I usually do not crop my photos–or rather, I crop images in the viewfinder of my camera not in photo-editing software.  However, a recent series of captures I made of the stump of a tree that had fallen in a violent storm, or due to the weight of snow or ice, or from a lightning strike yielded less interesting subject areas in the 2×3 dimensional ratio of my camera sensor as cracks and twisted wood fibers gave way to smoother or less varied surfaces or the ground about the wood.

As a rule, I just don’t like to waste pixels from my original snap of the shutter. But, when the subject itself interests my eye only in a square or circular region as with these photographs, I edit as the image demands of me to use a square format for the finished results.

With most any rule for composition, convention, or preference I learn or choose to adopt, there come times, once I’ve gained some mastery with my process, when I find the subject calls for me to ignore rules and forge ahead however the picture demands.

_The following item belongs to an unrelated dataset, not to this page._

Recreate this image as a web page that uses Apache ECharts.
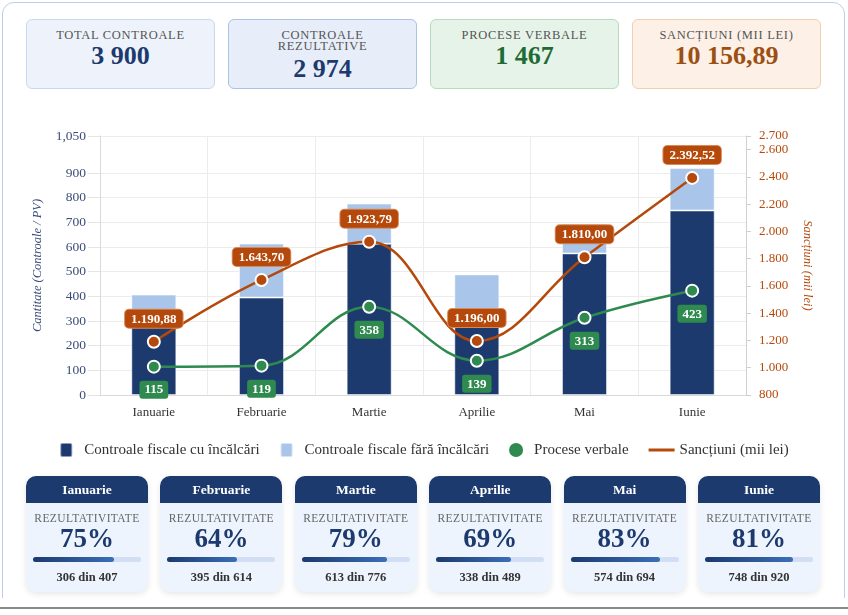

Rules and guidelines are useful when learning something new. In my experience, they have forced me to go beyond my natural inclinations, or look at things in a different way–to create things I would not make without them. So I’ve found it useful to be an obedient student; and to move beyond convention once I’ve learned a few things and formed good habits.

Another recommended practice I have accepted for myself is to photograph a subject in multiple exposures. The shot I like in the field is not always one that makes the cut in the end. Another angle, another side, changing light conditions, may make for an image I like better when working in photo editing software like Photoshop and other apps.

I did that with these images; shooting eight or ten or twelve pictures; selecting these four working images in the end.

All this aside, I won’t hesitate to take one shot on the fly. You never know; it might be a successful venture. So, be happy to snap away anytime.